Requirement: Skipping all pictures, set down the lines of the listing from the first through the one with "null, null, null];".

Given data:
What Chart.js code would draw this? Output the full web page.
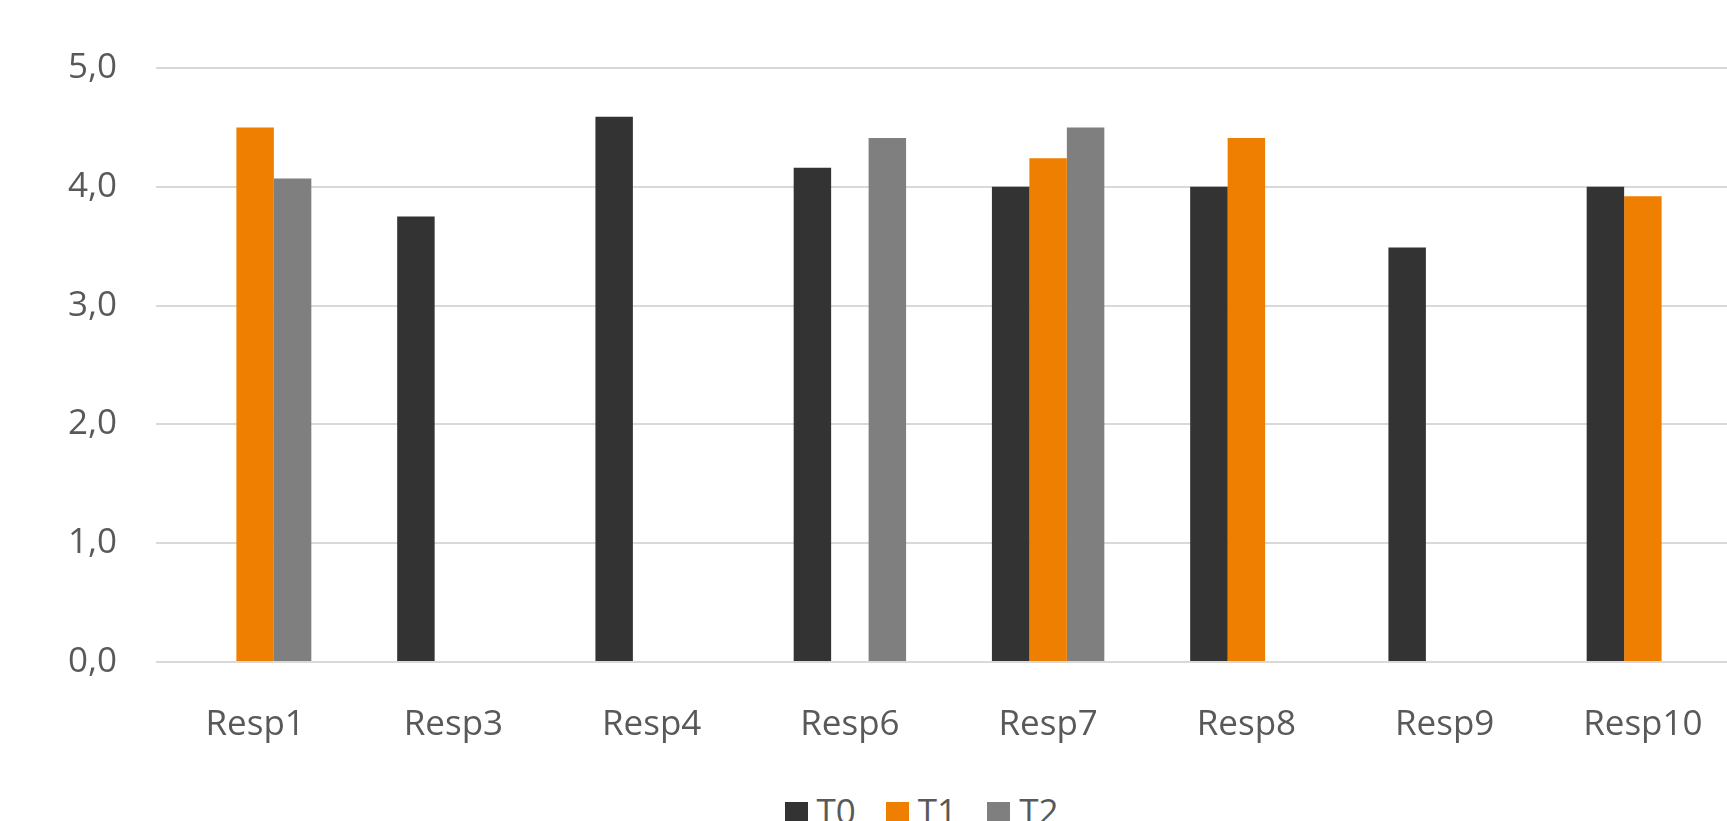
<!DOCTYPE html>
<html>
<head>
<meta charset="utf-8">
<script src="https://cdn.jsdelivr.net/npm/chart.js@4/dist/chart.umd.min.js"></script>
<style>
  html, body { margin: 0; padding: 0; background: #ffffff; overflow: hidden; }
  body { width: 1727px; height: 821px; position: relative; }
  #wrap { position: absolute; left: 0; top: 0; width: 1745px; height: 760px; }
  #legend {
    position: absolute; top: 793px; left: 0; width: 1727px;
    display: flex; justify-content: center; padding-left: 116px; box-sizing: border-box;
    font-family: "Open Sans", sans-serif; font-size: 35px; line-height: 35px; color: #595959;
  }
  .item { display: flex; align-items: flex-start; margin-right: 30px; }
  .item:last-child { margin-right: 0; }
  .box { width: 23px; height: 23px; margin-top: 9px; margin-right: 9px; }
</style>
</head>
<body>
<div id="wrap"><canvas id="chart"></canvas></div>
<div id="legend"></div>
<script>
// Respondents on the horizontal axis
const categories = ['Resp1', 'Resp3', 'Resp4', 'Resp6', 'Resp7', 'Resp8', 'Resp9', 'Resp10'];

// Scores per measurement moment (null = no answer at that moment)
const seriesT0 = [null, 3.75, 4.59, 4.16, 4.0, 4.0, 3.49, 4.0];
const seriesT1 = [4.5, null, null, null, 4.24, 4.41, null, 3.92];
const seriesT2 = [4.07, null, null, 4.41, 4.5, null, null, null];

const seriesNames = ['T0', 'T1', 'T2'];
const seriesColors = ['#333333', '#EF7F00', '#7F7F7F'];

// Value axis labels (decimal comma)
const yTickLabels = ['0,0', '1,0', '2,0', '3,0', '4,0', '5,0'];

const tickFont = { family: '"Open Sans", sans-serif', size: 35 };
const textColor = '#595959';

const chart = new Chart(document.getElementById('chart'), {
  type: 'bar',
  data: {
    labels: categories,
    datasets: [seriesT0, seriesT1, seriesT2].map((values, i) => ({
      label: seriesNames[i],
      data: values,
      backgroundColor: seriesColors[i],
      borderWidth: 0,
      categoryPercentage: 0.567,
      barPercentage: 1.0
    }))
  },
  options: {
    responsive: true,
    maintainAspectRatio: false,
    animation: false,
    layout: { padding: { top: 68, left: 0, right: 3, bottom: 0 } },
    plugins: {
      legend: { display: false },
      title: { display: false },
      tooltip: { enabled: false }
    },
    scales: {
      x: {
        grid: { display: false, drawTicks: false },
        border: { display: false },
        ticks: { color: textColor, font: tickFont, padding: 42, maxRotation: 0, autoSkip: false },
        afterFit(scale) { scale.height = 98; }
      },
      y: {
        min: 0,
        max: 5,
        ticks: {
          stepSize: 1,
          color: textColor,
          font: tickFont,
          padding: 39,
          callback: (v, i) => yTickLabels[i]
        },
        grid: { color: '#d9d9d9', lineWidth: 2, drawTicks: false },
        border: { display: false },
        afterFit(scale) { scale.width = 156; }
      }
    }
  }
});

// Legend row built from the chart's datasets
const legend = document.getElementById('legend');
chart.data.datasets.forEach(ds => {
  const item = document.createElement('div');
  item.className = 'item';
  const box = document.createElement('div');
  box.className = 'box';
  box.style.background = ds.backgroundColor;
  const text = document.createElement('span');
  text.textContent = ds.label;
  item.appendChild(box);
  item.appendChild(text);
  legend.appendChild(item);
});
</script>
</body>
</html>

Answer to this task:
What Chart.js code would draw this? Output the full web page.
<!DOCTYPE html>
<html>
<head>
<meta charset="utf-8">
<script src="https://cdn.jsdelivr.net/npm/chart.js@4/dist/chart.umd.min.js"></script>
<style>
  html, body { margin: 0; padding: 0; background: #ffffff; overflow: hidden; }
  body { width: 1727px; height: 821px; position: relative; }
  #wrap { position: absolute; left: 0; top: 0; width: 1745px; height: 760px; }
  #legend {
    position: absolute; top: 793px; left: 0; width: 1727px;
    display: flex; justify-content: center; padding-left: 116px; box-sizing: border-box;
    font-family: "Open Sans", sans-serif; font-size: 35px; line-height: 35px; color: #595959;
  }
  .item { display: flex; align-items: flex-start; margin-right: 30px; }
  .item:last-child { margin-right: 0; }
  .box { width: 23px; height: 23px; margin-top: 9px; margin-right: 9px; }
</style>
</head>
<body>
<div id="wrap"><canvas id="chart"></canvas></div>
<div id="legend"></div>
<script>
// Respondents on the horizontal axis
const categories = ['Resp1', 'Resp3', 'Resp4', 'Resp6', 'Resp7', 'Resp8', 'Resp9', 'Resp10'];

// Scores per measurement moment (null = no answer at that moment)
const seriesT0 = [null, 3.75, 4.59, 4.16, 4.0, 4.0, 3.49, 4.0];
const seriesT1 = [4.5, null, null, null, 4.24, 4.41, null, 3.92];
const seriesT2 = [4.07, null, null, 4.41, 4.5, null, null, null];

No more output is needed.